A strength of our study was that we could follow up a large proportion of the surviving patients for more than three months, which enabled us to use 90-day mortality rather than less patient-centered, shorter-term survival as an outcome. The multicenter design included university and community hospitals which increases the generalizability of our results. The fact that we acquired sequential blood tests also enabled the analysis of dynamics in NGAL. A weakness was, however, the frequency of sampling. Our study sampled NGAL on days zero, two, seven, and 90, yielding a limited temporal resolution. Elevation of NGAL is detectable up to 48 hours before AKI diagnosis8 and dynamics over 48 hours have been linked to mortality48, it is possible that more frequent testing would have provided data for even better prediction models. Furthermore, our zero-day sample is from the day of ICU admission, i.e. when the patients had already developed critical illness. NGAL sampled before ICU admission should be considered for future studies, as this would also allow for the prediction of ICU need altogether.

Moreover, the analysis methods used in our study did not allow us to distinguish between monomeric NGAL, of renal origin, and dimeric NGAL, of neutrophil origin, which has previously been proposed as a way of improving diagnostics when measuring NGAL in urine49. Measurement of the different forms of NGAL and their ratio in blood might be valuable, and it is an area that warrants further investigation.

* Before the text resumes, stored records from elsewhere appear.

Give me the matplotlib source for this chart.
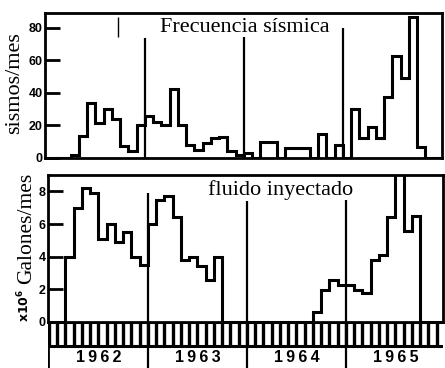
import matplotlib.pyplot as plt
import numpy as np

# monthly values, month 0 = January 1962
sismos = [0, 0, 0, 2, 13.5, 34, 21.5, 30, 24, 7.4, 4.3, 20,
          26, 22, 20, 42.5, 20, 8, 5, 9, 12, 13, 4, 2,
          3, 0, 10, 10, 0, 6, 6, 6, 0, 15, 0, 8,
          0, 30, 12.5, 19, 12.5, 37.5, 63, 49, 87, 7, 0, 0]
fluido = [0, 0, 4.0, 7.0, 8.2, 7.9, 5.1, 6.0, 4.9, 5.5, 4.0, 3.5,
          6.0, 7.5, 7.7, 6.4, 3.8, 4.0, 3.4, 2.6, 4.0, 0, 0, 0,
          0, 0, 0, 0, 0, 0, 0, 0, 0.6, 1.95, 2.55, 2.25,
          2.25, 1.95, 1.75, 3.8, 4.1, 6.4, 10.0, 5.6, 6.5, 0, 0, 0]
bordes = np.arange(len(sismos) + 1)

anios = ['1962', '1963', '1964', '1965']
cortes = [12, 24, 36]              # start of each new year
alto_sismos = [74, 74.5, 80]       # height of the year markers
alto_fluido = [7.9, 7.4, 7.5]

SERIF = 'Liberation Serif'
SANS = 'Liberation Sans'
LW = 2.2

fig = plt.figure(figsize=(4.45, 3.68), dpi=100)
W, H = 445, 368


def rect(x0, x1, ytop, ybot):
    return [x0 / W, (H - ybot) / H, (x1 - x0) / W, (ybot - ytop) / H]


ax1 = fig.add_axes(rect(45, 442, 12.5, 158))
ax2 = fig.add_axes(rect(48, 443, 175, 322))
ax3 = fig.add_axes(rect(48, 443, 322, 368))

# --- seismic frequency ---
ax1.stairs(sismos, bordes, baseline=0, color='black', lw=LW, joinstyle='miter')
ax1.vlines(cortes, 0, alto_sismos, color='black', lw=1.6)
ax1.vlines(8.7, 74.5, 87, color='black', lw=1.0)
ax1.set_xlim(-0.12, 48.0)
ax1.set_ylim(0, 89.5)
ax1.set_yticks([0, 20, 40, 60, 80], ['0', '20', '40', '60', '80'],
               fontweight='bold', fontfamily=SANS, fontsize=9)
ax1.text(0.29, 0.866, 'Frecuencia sísmica', transform=ax1.transAxes,
         fontfamily=SERIF, fontsize=16, va='baseline', ha='left')

# --- injected fluid ---
ax2.stairs(fluido, bordes, baseline=0, color='black', lw=LW, joinstyle='miter')
ax2.vlines(cortes, 0, alto_fluido, color='black', lw=1.6)
ax2.set_xlim(-0.12, 47.76)
ax2.set_ylim(0, 9.0)
ax2.set_yticks([0, 2, 4, 6, 8], ['0', '2', '4', '6', '8'],
               fontweight='bold', fontfamily=SANS, fontsize=9)
ax2.text(0.405, 0.864, 'fluido inyectado', transform=ax2.transAxes,
         fontfamily=SERIF, fontsize=16, va='baseline', ha='left')

for ax in (ax1, ax2):
    ax.set_xticks([])
    ax.tick_params(axis='y', direction='in', length=10.5, width=2, pad=1.5)
    for s in ax.spines.values():
        s.set_linewidth(2)

# --- month strip and year labels ---
ax3.set_xlim(-0.12, 47.76)
ax3.set_ylim(0, 46)
ax3.axis('off')
ax3.hlines([46, 22], -0.12, 47.76, color='black', lw=2.2)
ax3.vlines(np.arange(0, 48), 22, 46, color='black', lw=2.4)
ax3.vlines([-0.12], 0, 46, color='black', lw=2)
ax3.vlines(cortes, 0, 46, color='black', lw=1.6)
for i, a in enumerate(anios):
    ax3.text(6 + 12 * i, 10, '\u2009'.join(a), ha='center', va='center',
             fontfamily=SANS, fontweight='bold', fontsize=11.5)

fig.text(15 / W, (H - 83) / H, 'sismos/mes', rotation=90, ha='center',
         va='center', fontfamily=SERIF, fontsize=16)
fig.text(24 / W, (H - 322) / H, r'$\mathbf{x10^6}$', rotation=90,
         ha='center', va='bottom', fontsize=9)
fig.text(27 / W, (H - 284) / H, 'Galones/mes', rotation=90,
         ha='center', va='bottom', fontfamily=SERIF, fontsize=15.5)

fig.savefig('out.png', dpi=100)
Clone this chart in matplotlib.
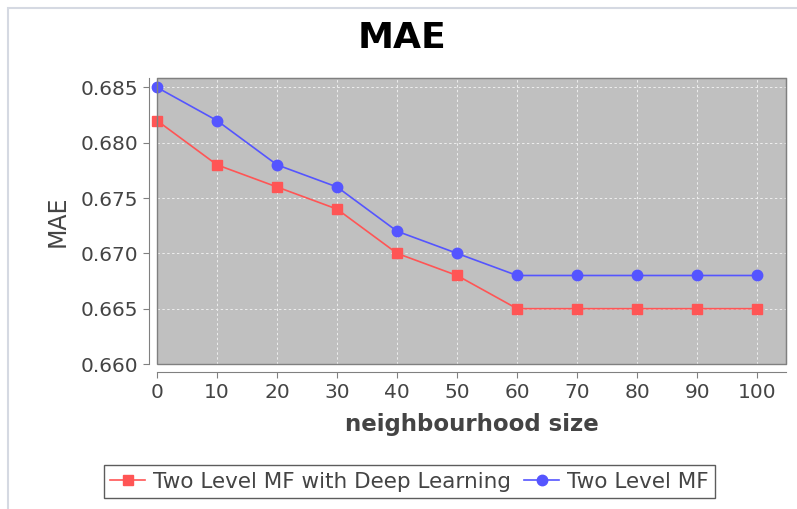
import matplotlib
matplotlib.use("Agg")
import matplotlib.pyplot as plt
from matplotlib.patches import Rectangle
from matplotlib.lines import Line2D

neighbourhood = [0, 10, 20, 30, 40, 50, 60, 70, 80, 90, 100]
mae_deep = [0.682, 0.678, 0.676, 0.674, 0.670, 0.668, 0.665, 0.665, 0.665, 0.665, 0.665]
mae_two = [0.685, 0.682, 0.678, 0.676, 0.672, 0.670, 0.668, 0.668, 0.668, 0.668, 0.668]
label_deep = "Two Level MF with Deep Learning"
label_two = "Two Level MF"
yticks = [0.660, 0.665, 0.670, 0.675, 0.680, 0.685]
xticks = [0, 10, 20, 30, 40, 50, 60, 70, 80, 90, 100]

fig = plt.figure(figsize=(7.97, 5.09), dpi=100)
fig.patch.set_facecolor("white")
# outer light border
fig.add_artist(Rectangle((8/797, -0.1), 1.2, 1 - 8/509 + 0.1, transform=fig.transFigure,
                         fill=False, edgecolor="#D5D9E2", linewidth=1.5))

ax = fig.add_axes([157/797, 1 - 364/509, (786-157)/797, (364-78)/509])
ax.set_facecolor("#C0C0C0")
ax.plot(neighbourhood, mae_deep, color="#FF5555", marker="s", markersize=7.5, linewidth=1.2,
        label=label_deep, zorder=3, clip_on=False)
ax.plot(neighbourhood, mae_two, color="#5555FF", marker="o", markersize=7.5, linewidth=1.2,
        label=label_two, zorder=4, clip_on=False)

ax.set_xlim(0, 104.8)
ax.set_ylim(0.660, 0.68585)
ax.set_xticks(xticks)
ax.set_yticks(yticks)
ax.set_yticklabels([f"{v:.3f}" for v in yticks])
ax.grid(True, color="#EEEEEE", linestyle=(0, (2.5, 2.5)), linewidth=0.7)
ax.set_axisbelow(True)

for s in ["top", "right"]:
    ax.spines[s].set_color("#808080")
for s in ["left", "bottom"]:
    ax.spines[s].set_position(("outward", 6))
    ax.spines[s].set_color("#808080")
ax.add_patch(Rectangle((0, 0), 1, 1, transform=ax.transAxes, fill=False,
                       edgecolor="#808080", linewidth=1.0, zorder=5, clip_on=False))

ax.tick_params(axis="both", colors="#808080", labelcolor="#444444", labelsize=14.5,
               direction="out", length=4)

ax.set_xlabel("neighbourhood size", fontsize=16.5, color="#444444", fontweight="bold", labelpad=8)
ax.set_ylabel("MAE", fontsize=17, color="#444444", labelpad=8)
fig.text(0.505, 0.925, "MAE", fontsize=26, fontweight="bold", ha="center", va="center")

handles = [Line2D([], [], color="#FF5555", marker="s", markersize=7.5, linewidth=1.2),
           Line2D([], [], color="#5555FF", marker="o", markersize=7.5, linewidth=1.2)]
leg = fig.legend(handles, [label_deep, label_two], loc="lower center",
                 bbox_to_anchor=(0.514, 0.0), ncol=2, frameon=True, fancybox=False,
                 fontsize=15.5, handlelength=1.6, handletextpad=0.4, columnspacing=0.6,
                 borderpad=0.3, labelcolor="#444444")
leg.get_frame().set_edgecolor("#333333")
leg.get_frame().set_linewidth(1.0)

fig.savefig("out.png", dpi=100, facecolor="white")
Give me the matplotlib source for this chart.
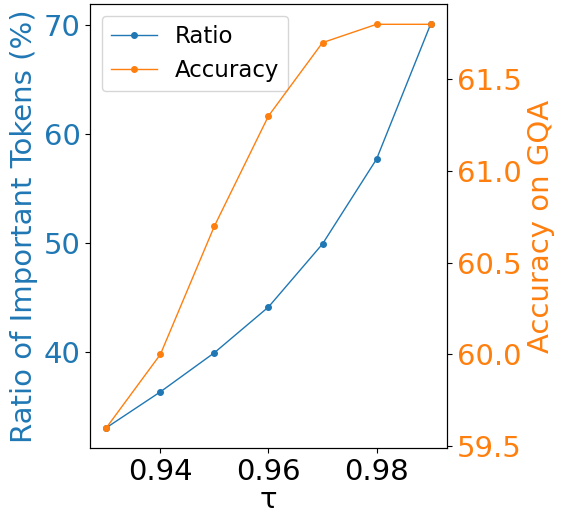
import matplotlib
matplotlib.use('Agg')
import matplotlib.pyplot as plt

tau = [0.93, 0.94, 0.95, 0.96, 0.97, 0.98, 0.99]
ratio = [33.0, 36.3, 39.9, 44.1, 49.9, 57.7, 70.1]
accuracy = [59.6, 60.0, 60.7, 61.3, 61.7, 61.8, 61.8]

blue = '#1f77b4'
orange = '#ff7f0e'
fs = 21

fig, ax1 = plt.subplots(figsize=(5.67, 5.16), dpi=100)
l1, = ax1.plot(tau, ratio, color=blue, marker='o', markersize=4, linewidth=1, label='Ratio')
ax1.set_xlabel('τ', fontsize=fs, labelpad=0)
ax1.set_ylabel('Ratio of Important Tokens (%)', color=blue, fontsize=fs)
ax1.tick_params(axis='y', labelcolor=blue, labelsize=fs)
ax1.tick_params(axis='x', labelsize=fs)
ax1.set_xticks([0.94, 0.96, 0.98])

ax2 = ax1.twinx()
l2, = ax2.plot(tau, accuracy, color=orange, marker='o', markersize=4, linewidth=1, label='Accuracy')
ax2.set_ylabel('Accuracy on GQA', color=orange, fontsize=fs)
ax2.tick_params(axis='y', labelcolor=orange, labelsize=fs)
ax2.set_yticks([59.5, 60.0, 60.5, 61.0, 61.5])

ax1.legend(handles=[l1, l2], loc='upper left', fontsize=16.5)

fig.subplots_adjust(left=0.159, right=0.788, top=0.992, bottom=0.132)
fig.savefig('out.png')
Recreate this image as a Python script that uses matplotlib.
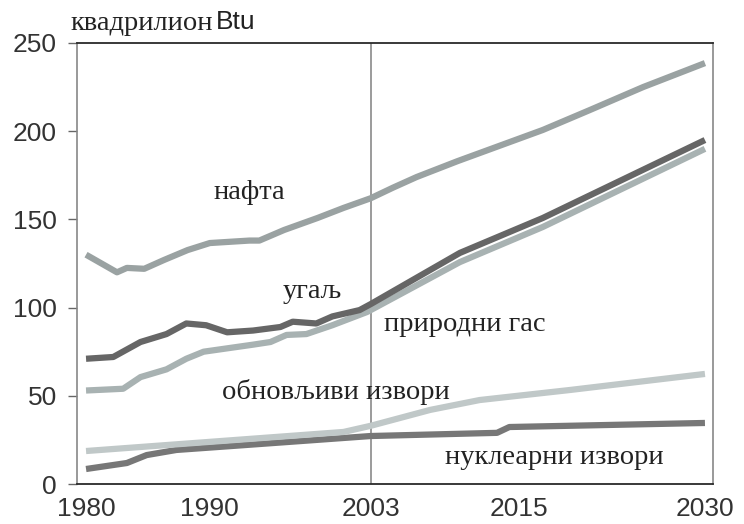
import matplotlib
matplotlib.use("Agg")
import matplotlib.pyplot as plt

# data (quadrillion Btu)
oil_years = [1980, 1982.5, 1983.3, 1984.7, 1986.3, 1988.2, 1990, 1993.2, 1994, 1996, 1998.7, 2000.8, 2003,
             2004.8, 2006.7, 2010, 2016.9, 2020.7, 2025, 2030]
oil = [130, 120, 122.5, 122, 127, 132.6, 136.6, 138, 138, 144, 150.8, 156.5, 162,
       168, 174, 183, 200.7, 212, 225, 238.6]

coal_years = [1980, 1982.2, 1984.4, 1986.5, 1988.1, 1989.7, 1991.4, 1993.5, 1995.7, 1996.7, 1998.6, 1999.9,
              2002.1, 2003, 2010.2, 2016.9, 2030]
coal = [71, 72, 80.5, 85, 91, 90, 86, 87, 89, 92, 91, 95, 98.6, 102, 131, 150.8, 195]

gas_years = [1980, 1983, 1984.4, 1986.5, 1988.1, 1989.5, 1993.5, 1994.9, 1996.2, 1997.8, 1999.9, 2002.7,
             2003, 2010.2, 2016.9, 2030]
gas = [53, 54, 60.6, 65, 71, 75, 79, 80.5, 84.5, 85, 90, 97.5, 98.6, 125.8, 145.7, 190]

renew_years = [1980, 2000.8, 2003, 2007.8, 2011.8, 2019.1, 2030]
renew = [18.7, 29.5, 33, 42, 47.6, 53.3, 62.4]

nuc_years = [1980, 1983.3, 1984.9, 1987.3, 1992.7, 2003, 2013.2, 2014.2, 2030]
nuclear = [8.5, 11.9, 16.4, 19.3, 22, 27.2, 29, 32.3, 34.6]

xticks = [1980, 1990, 2003, 2015, 2030]
yticks = [0, 50, 100, 150, 200, 250]

fig = plt.figure(figsize=(7.44, 5.24), dpi=100)
ax = fig.add_axes([77/744, 40/524, 636/744, 441/524])

lw = 4.5
style = dict(lw=lw, solid_capstyle="butt", solid_joinstyle="round")
ax.plot(nuc_years, nuclear, color="#777777", **style)
ax.plot(renew_years, renew, color="#c0c8c8", **style)
ax.plot(gas_years, gas, color="#a8b2b2", **style)
ax.plot(coal_years, coal, color="#666666", **style)
ax.plot(oil_years, oil, color="#9aa2a2", **style)

ax.axvline(2003, color="#8a8a8a", lw=1.2, zorder=0)

ax.set_xlim(1979.27, 2030.65)
ax.set_ylim(0, 250)
ax.set_xticks(xticks)
ax.set_yticks(yticks)

tickfont = {"family": "Liberation Sans", "size": 19, "color": "#333333"}
ax.set_xticklabels([str(t) for t in xticks], fontdict=tickfont)
ax.set_yticklabels([str(t) for t in yticks], fontdict=tickfont)
ax.tick_params(axis="x", length=0, pad=9.5)
ax.tick_params(axis="y", length=6.5, width=1, color="#666666", pad=8)

for s in ["left", "right"]:
    ax.spines[s].set_color("#888888")
    ax.spines[s].set_linewidth(1.2)
for s in ["top", "bottom"]:
    ax.spines[s].set_color("#2a2a2a")
    ax.spines[s].set_linewidth(1.3)

serif = {"family": "Liberation Serif", "size": 20.5, "color": "#222222"}
ax.text(1993.2, 165, "нафта", ha="center", va="center", fontdict=serif)
ax.text(1998.3, 109, "угаљ", ha="center", va="center", fontdict=serif)
ax.text(2004.1, 90.7, "природни гас", ha="left", va="center", fontdict=serif)
ax.text(1991, 52, "обновљиви извори", ha="left", va="center", fontdict=serif)
ax.text(2009, 15.3, "нуклеарни извори", ha="left", va="center", fontdict=serif)

fig.text(70/744, 1 - 23/524, "квадрилион", ha="left", va="center", fontdict=serif)
fig.text(216/744, 1 - 22/524, "Btu", ha="left", va="center",
         fontdict={"family": "Liberation Sans", "size": 19, "color": "#222222"})

fig.savefig("out.png", dpi=100)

NGAL varies significantly with age and sex, with higher levels seen in females and older individuals24. Even though our mortality model considered this, as age is a strong predictor of mortality in COVID-1938, our CRRT model did not. Stratifying patients in different age and sex groups or looking at relative change or rate of change in NGAL rather than absolute levels could result in a superior model. However, the uneven male-to-female distribution in our study population did not lend itself to any far-reaching conclusions about the topic. A weakness of our study is also the fact that creatinine is used both to define AKI and as a guide when deciding to start CRRT, which can introduce biases.

The fact that NGAL did not significantly outperform creatinine individually but substantially improved diagnostics as part of a multivariable model implies that constructing such models may be more fruitful than finding a perfect individual prognostic marker. Even though NGAL is a good predictor of AKI, so are several other markers6,7. In an era where statistical models with the help of machine learning and artificial intelligence are ever more capable of complex pattern recognition, looking at interactions between several factors promises to become more and more relevant in the intensive care unit of tomorrow, e.g. combining NGAL with radiological data4.

It is also possible that improved diagnostics and more sensitive tests will require us to revisit the definition of conditions such as AKI15 or open up new therapeutic pathways to target13. However, as our study was mainly exploratory, further development and validation of clinical prediction models are needed.

In summary, our study shows that plasma NGAL predicts subsequent initiation of CRRT and mortality in critical COVID-19. Plasma NGAL may be valuable for future clinical scoring systems and prediction models.